中型限定免許では8t未満の車を運転できますが、乗車定員の制限があるのでマイクロバスのような中型車を運転する事は出来ません。もし中型限定の方が中型免許を取得したい場合、技能講習と試験を受ける事で限定解除により、中型免許を取得する事が出来ます。技能講習は5時間なので、最短4日間の日程で限定解除する事が出来ます。
新設される「準中型自動車免許」とは?
平成29年3月12日から施工される改正道交法によって、「準中型自動車免許」が新設されます。これは
・車両総重量が3.5t以上7.5t未満、かつ乗車定員10人以下
の車を運転することが出来る免許区分の事です。
3.5t未満 | 5t未満 | 7.5t未満 | 8t未満 | 11t未満 | 11t以上 |
---|---|---|---|---|---|
普通免許 | |||||
普通免許(5t限定) | |||||
準中型 | |||||
普通(8t限定) | |||||
中型 | |||||
大型 |
※平成29年3月12日から適用となる、車両総重量で見た免許区分
中型免許新設時と同様、施工前に普通自動車を取得している方は、車両総重量5tまでの車を運転することが出来ます。「準中型車は準中型(5t)に限る」という記載になると思います。
改正後の普通自動車免許の条件
普通自動車免許の免許区分に対して、中型、準中型と2回目の改正になりますが、その結果、普通自動車免許で運転できる車の範囲は狭くなっています。
改正後に普通自動車免許を取得した場合、
・車両総重量が3.5t未満、かつ乗車定員が10人以下
の車を運転することが出来ます。
最初の区分では、車両総重量8t未満、最大積載量5t未満だったので、そこからだいぶ狭くなった事になります。
免許制度変更の背景
普通自動車免許で運転できる車が、度重なる改正によって変わってきたのは見てきたとおりですが、そもそも何故変える必要があったのでしょうか?
中型自動車免許新設
初期の普通自動車免許では、車両総重量8tの車まで運転できました。8t車というと、一般的にイメージするトラックの大きさです。消防車とかもこのクラスですね。
Credit by Guwashi999
平成19年6月2日以前に普通免許を取得した方は、8tまでの中型車を運転できます。一応条件としては運転できますが、ほとんどの方は運転したくないと思います。大きすぎる車は怖いですね。

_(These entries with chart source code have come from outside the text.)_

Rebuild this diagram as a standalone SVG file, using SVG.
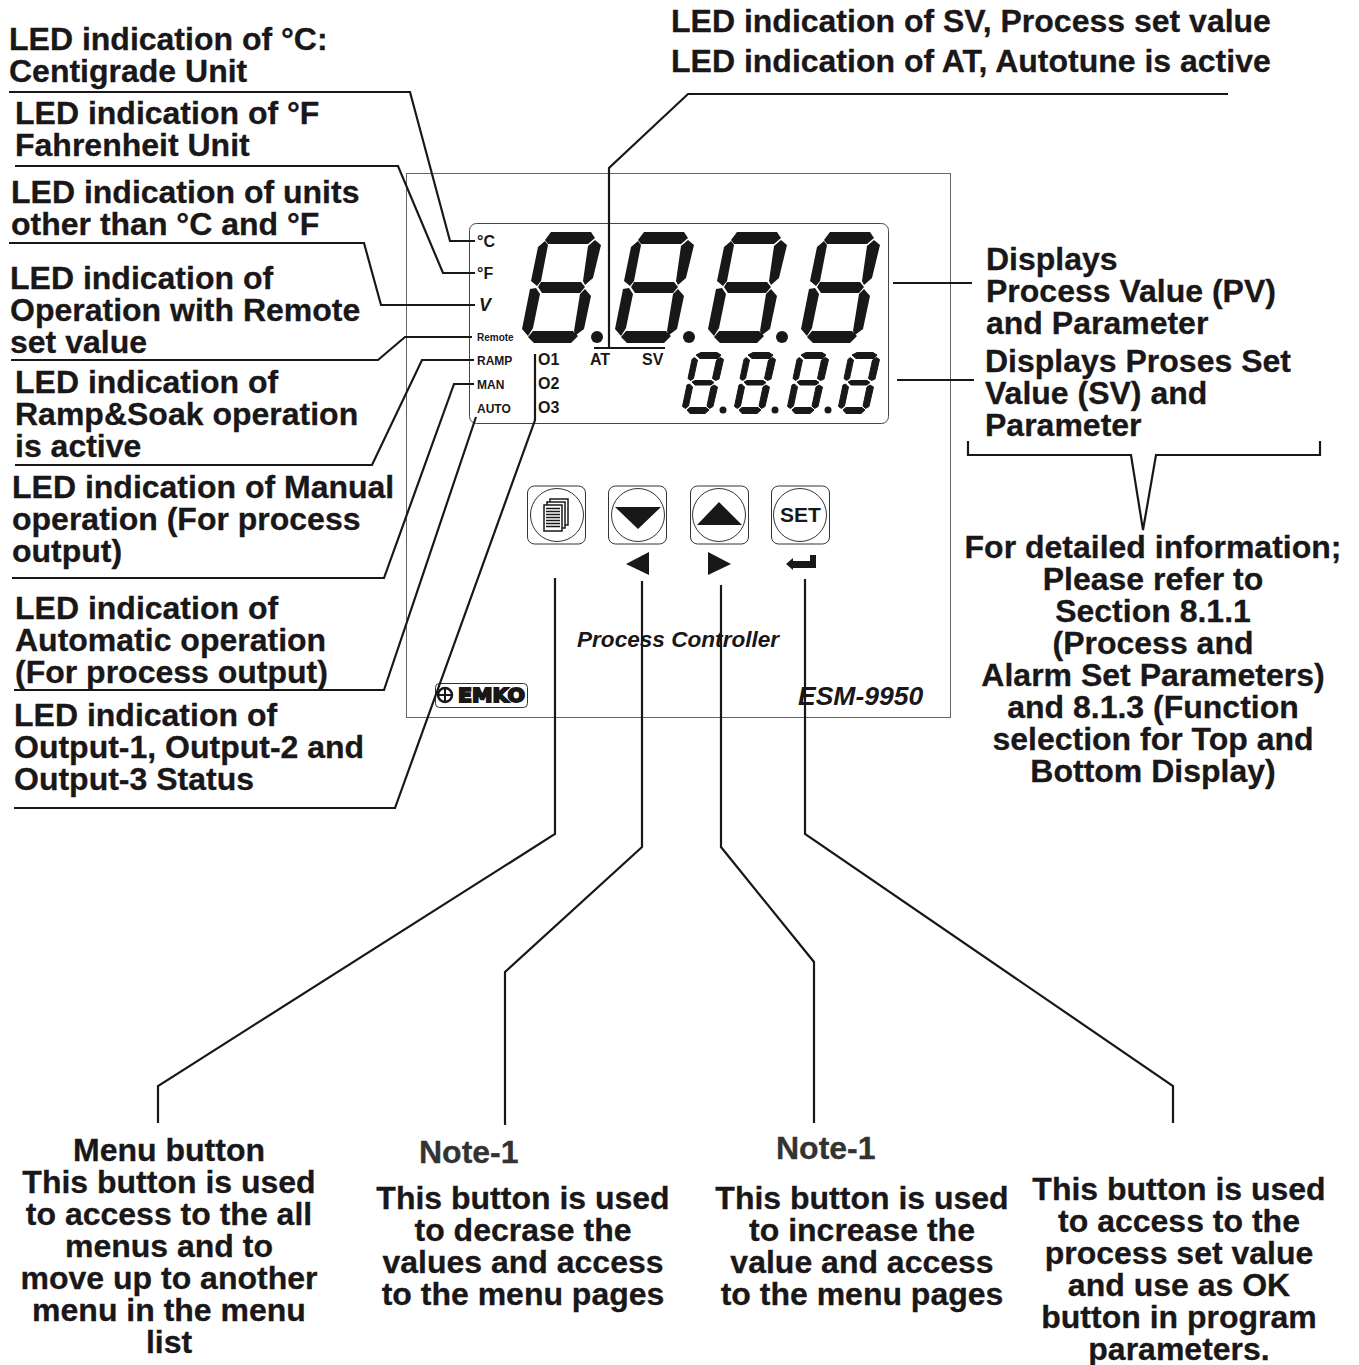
<svg xmlns="http://www.w3.org/2000/svg" width="1359" height="1365" viewBox="0 0 1359 1365">
<style>
text{font-family:"Liberation Sans",Arial,sans-serif;font-weight:700;fill:#1a1718}
.l{font-size:32px;stroke:#1a1718;stroke-width:.3}
.m{text-anchor:middle}
.o{font-size:16px}
.t{font-size:12px}
.i{font-style:italic}
.c{fill:none;stroke:#1a1718;stroke-width:2.2;stroke-linejoin:miter}
.f{fill:#1a1718}
.b{fill:#fff;stroke:#333;stroke-width:1}
</style>
<defs>
<path id="big" class="f" d="M23,8L29,0H69L73,6L66,12H26ZM73,8L79,13L71,46L63,53L61,49L66,14ZM23,9L26,13L19,49L15,54L9,49L16,15ZM16,55L19,50H59L63,55L58,61H20ZM8,57L14,56L18,62L11,96L6,104L0,97ZM63,57L69,64L62,97L54,103L52,99L58,62ZM6,105L11,99H51L56,104L49,111H12Z"/>
<path id="small" class="f" stroke="#1a1718" stroke-width="1" stroke-linejoin="round" d="M14,3L19,.5H35L39,3L36,6.500H18ZM38.500,5.500L41.500,7.500L37,27L33.500,28.500L30.500,26.500L34.500,8ZM12,5.500L15.500,8L11.500,26.500L8.500,28.500L6,26.500L10,7.500ZM10,30L13,28.500H29L32,30.500L29,33H13ZM5,33L7.500,32L10.500,35L6.500,54L3.500,56.500L.5,54.500ZM32,33L35.500,35L31,54.500L27.500,56.500L25,54L29,35ZM5,58L8,55.500H24L27,58L23,61.500H8Z"/>
</defs>

<g id="panel">
<rect x="406.500" y="173.500" width="544" height="544" fill="#fff" stroke="#666" stroke-width="1"/>
<rect x="469.500" y="223.500" width="419" height="200" rx="7" fill="#fff" stroke="#444" stroke-width="1"/>
</g>

<g id="displays">
<use href="#big" x="522" y="232"/><use href="#big" x="615" y="232"/><use href="#big" x="708" y="232"/><use href="#big" x="801" y="232"/>
<circle class="f" cx="597" cy="337" r="6"/><circle class="f" cx="689" cy="337" r="6"/><circle class="f" cx="782" cy="337" r="6"/>
<use href="#small" x="682" y="352"/><use href="#small" x="734" y="352"/><use href="#small" x="787" y="352"/><use href="#small" x="838" y="352"/>
<circle class="f" cx="723" cy="410" r="3.500"/><circle class="f" cx="775" cy="410" r="3.500"/><circle class="f" cx="828" cy="410" r="3.500"/>
</g>

<g id="panel-labels">
<text x="477" y="247" style="font-size:16px">°C</text>
<text x="477" y="279" style="font-size:16px">°F</text>
<text x="479" y="311" class="i" style="font-size:18px">V</text>
<text x="477" y="341" style="font-size:10px">Remote</text>
<text x="477" y="365" class="t">RAMP</text>
<text x="477" y="389" class="t">MAN</text>
<text x="477" y="413" class="t">AUTO</text>
<text x="538" y="365" class="o">O1</text>
<text x="538" y="389" class="o">O2</text>
<text x="538" y="413" class="o">O3</text>
<text x="590" y="365" class="o">AT</text>
<text x="642" y="365" class="o">SV</text>
<text x="577" y="647" class="i" style="font-size:22.600px">Process Controller</text>
<text x="798" y="705" class="i" style="font-size:26.500px">ESM-9950</text>
</g>

<g id="btn-menu">
<rect class="b" x="527.500" y="486" width="58" height="58" rx="7"/><circle class="b" cx="557" cy="515" r="26.500"/>
<rect x="550" y="499" width="18" height="26" fill="#fff" stroke="#1a1718" stroke-width="1.500"/>
<rect x="547" y="502" width="18" height="26" fill="#fff" stroke="#1a1718" stroke-width="1.500"/>
<rect x="544" y="505" width="18" height="26" fill="#fff" stroke="#1a1718" stroke-width="1.500"/>
<path d="M546,508.500H560M546,511.500H560M546,514.500H560M546,517.500H560M546,520.500H560M546,523.500H560M546,526.500H560" stroke="#1a1718" stroke-width="1.500"/>
</g>
<g id="btn-down">
<rect class="b" x="608.500" y="486" width="58" height="58" rx="7"/><circle class="b" cx="638" cy="515" r="26.500"/>
<path class="f" d="M615,507H661L638,529Z"/><path class="f" d="M626,564L649,552V575Z"/>
</g>
<g id="btn-up">
<rect class="b" x="690.500" y="486" width="58" height="58" rx="7"/><circle class="b" cx="719" cy="515" r="26.500"/>
<path class="f" d="M697,525H742L719,502Z"/><path class="f" d="M708,552V575L731,564Z"/>
</g>
<g id="btn-set">
<rect class="b" x="771.500" y="486" width="58" height="58" rx="7"/><circle class="b" cx="800" cy="515" r="26.500"/>
<text x="800.500" y="522" class="m" style="font-size:21px">SET</text>
<path class="f" d="M786,564L793,558V561H810V555H816V568H793V570Z"/>
</g>

<g id="logo">
<rect x="435.500" y="683.500" width="92" height="24" rx="4" fill="#fff" stroke="#333" stroke-width="1"/>
<circle cx="445" cy="695" r="7" fill="#fff" stroke="#1a1718" stroke-width="2.500"/>
<path d="M438,695H452M445,689V702" stroke="#1a1718" stroke-width="2"/>
<text x="458" y="702" textLength="67" lengthAdjust="spacingAndGlyphs" style="font-family:'DejaVu Sans',sans-serif;font-size:19px;stroke:#1a1718;stroke-width:1.800">EMKO</text>
</g>

<g id="connectors">
<path class="c" d="M9,92H410L450,241H475"/>
<path class="c" d="M15,166H398L443,273H475"/>
<path class="c" d="M9,243H364L381,305H475"/>
<path class="c" d="M11,360H378L405,337H472"/>
<path class="c" d="M15,465H372L422,360H474"/>
<path class="c" d="M12,578H384L454,384H474"/>
<path class="c" d="M14,690H384L476,417"/>
<path class="c" d="M14,808H395L535,420V354"/>
<path class="c" d="M1228,94H688L609,168V348"/>
<path class="c" d="M594,348H665"/>
<path class="c" d="M893,283H972"/>
<path class="c" d="M897,380H974"/>
<path class="c" d="M968,441V455H1131L1143,530L1156,455H1320V441"/>
<path class="c" d="M555,578V834L158,1086V1123"/>
<path class="c" d="M642,581V847L505,972V1125"/>
<path class="c" d="M721,585V847L814,962V1123"/>
<path class="c" d="M805,579V834L1173,1086V1123"/>
</g>

<g id="labels-left">
<text class="l" x="9" y="50">LED indication of °C:</text>
<text class="l" x="9" y="82">Centigrade Unit</text>
<text class="l" x="15" y="124">LED indication of °F</text>
<text class="l" x="15" y="156">Fahrenheit Unit</text>
<text class="l" x="11" y="203">LED indication of units</text>
<text class="l" x="11" y="235">other than °C and °F</text>
<text class="l" x="10" y="289">LED indication of</text>
<text class="l" x="10" y="321">Operation with Remote</text>
<text class="l" x="10" y="353">set value</text>
<text class="l" x="15" y="393">LED indication of</text>
<text class="l" x="15" y="425">Ramp&amp;Soak operation</text>
<text class="l" x="15" y="457">is active</text>
<text class="l" x="12" y="498">LED indication of Manual</text>
<text class="l" x="12" y="530">operation (For process</text>
<text class="l" x="12" y="562">output)</text>
<text class="l" x="15" y="619">LED indication of</text>
<text class="l" x="15" y="651">Automatic operation</text>
<text class="l" x="15" y="683">(For process output)</text>
<text class="l" x="14" y="726">LED indication of</text>
<text class="l" x="14" y="758">Output-1, Output-2 and</text>
<text class="l" x="14" y="790">Output-3 Status</text>
</g>

<g id="labels-top-right">
<text class="l" x="671" y="32">LED indication of SV, Process set value</text>
<text class="l" x="671" y="72">LED indication of AT, Autotune is active</text>
<text class="l" x="986" y="270">Displays</text>
<text class="l" x="986" y="302">Process Value (PV)</text>
<text class="l" x="986" y="334">and Parameter</text>
<text class="l" x="985" y="372">Displays Proses Set</text>
<text class="l" x="985" y="404">Value (SV) and</text>
<text class="l" x="985" y="436">Parameter</text>
<text class="l m" x="1153" y="558">For detailed information;</text>
<text class="l m" x="1153" y="590">Please refer to</text>
<text class="l m" x="1153" y="622">Section 8.1.1</text>
<text class="l m" x="1153" y="654">(Process and</text>
<text class="l m" x="1153" y="686">Alarm Set Parameters)</text>
<text class="l m" x="1153" y="718">and 8.1.3 (Function</text>
<text class="l m" x="1153" y="750">selection for Top and</text>
<text class="l m" x="1153" y="782">Bottom Display)</text>
</g>

<g id="labels-bottom">
<text class="l m" x="169" y="1161">Menu button</text>
<text class="l m" x="169" y="1193">This button is used</text>
<text class="l m" x="169" y="1225">to access to the all</text>
<text class="l m" x="169" y="1257">menus and to</text>
<text class="l m" x="169" y="1289">move up to another</text>
<text class="l m" x="169" y="1321">menu in the menu</text>
<text class="l m" x="169" y="1353">list</text>
<text class="l" x="419" y="1163" style="fill:#333;stroke:#333">Note-1</text>
<text class="l m" x="523" y="1209">This button is used</text>
<text class="l m" x="523" y="1241">to decrase the</text>
<text class="l m" x="523" y="1273">values and access</text>
<text class="l m" x="523" y="1305">to the menu pages</text>
<text class="l" x="776" y="1159" style="fill:#333;stroke:#333">Note-1</text>
<text class="l m" x="862" y="1209">This button is used</text>
<text class="l m" x="862" y="1241">to increase the</text>
<text class="l m" x="862" y="1273">value and access</text>
<text class="l m" x="862" y="1305">to the menu pages</text>
<text class="l m" x="1179" y="1200">This button is used</text>
<text class="l m" x="1179" y="1232">to access to the</text>
<text class="l m" x="1179" y="1264">process set value</text>
<text class="l m" x="1179" y="1296">and use as OK</text>
<text class="l m" x="1179" y="1328">button in program</text>
<text class="l m" x="1179" y="1360">parameters.</text>
</g>
</svg>
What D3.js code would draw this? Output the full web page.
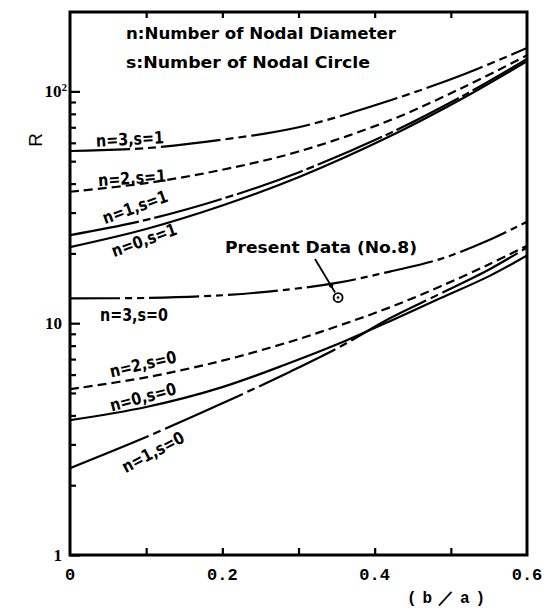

8tまで運転できた当時も、世界的に珍しい基準だったようです。日本以外の国では、普通自動車で運転できる車は総重量3~5tの車がほとんどで、8tというのは突出して大きかったのです。
また、交通死亡事故において、8tに近い車の方が事故率は高く、重大な事故も多かったため、改正の流れとなりました。ドライバーの知識不足、技能不足による事故が多かったので、免許を新設する事で対応した訳です。
準中型自動車免許の新設
新設される準中型の区分についても、同様の理由かと思いがちですが、理由は異なります。
現行の普通免許で運転できるのは車両総重量5t未満の車です。従来の2tトラックは最大積載量が2tという意味で、車両総重量は5t未満に抑えてある車が大半です。
しかしハイブリッド自動車の増加や、冷凍・冷蔵設備の設置や充実などにより、車両総重量が5tを超える車が増えてきました。そのため、普通免許では運転できないトラックが限定されてきています。
それであれば中型免許を取得するべきですが、中型免許は「普通免許または大型特殊免許」を「取得後2年以上経過」が条件となっていますので、18歳では中型免許が取得出来ず、高卒後に働き始めても、業務用の車を運転できない状況となっています。
全日本トラック協会は「普通免許で運転できる職業車が減り、ドライバーを雇いづらい状況にある」とコメントしています。
そういった背景から、準中型が新設される運びとなりました。取得条件は普通免許同様18歳からとなり、車両総重量7.5tまでの職業車を運転できる免許なので、高卒後すぐにドライバーとして働くことが可能になりました。
中型免許の取得条件を緩和し、18歳から取得出来るようにする議論もありましたが、そもそも知識・技能不足を防止するために中型を設置した経緯があるので、それは認められませんでした。
まとめると、中型免許新設の理由は事故が多かったため、今回の準中型免許新設の理由は職業車を運転できるようにするためです。
これから免許を取得しようとする人や、今後免許を取得する場合は、普通免許で運転できる範囲が従来より狭まっているので、注意が必要です。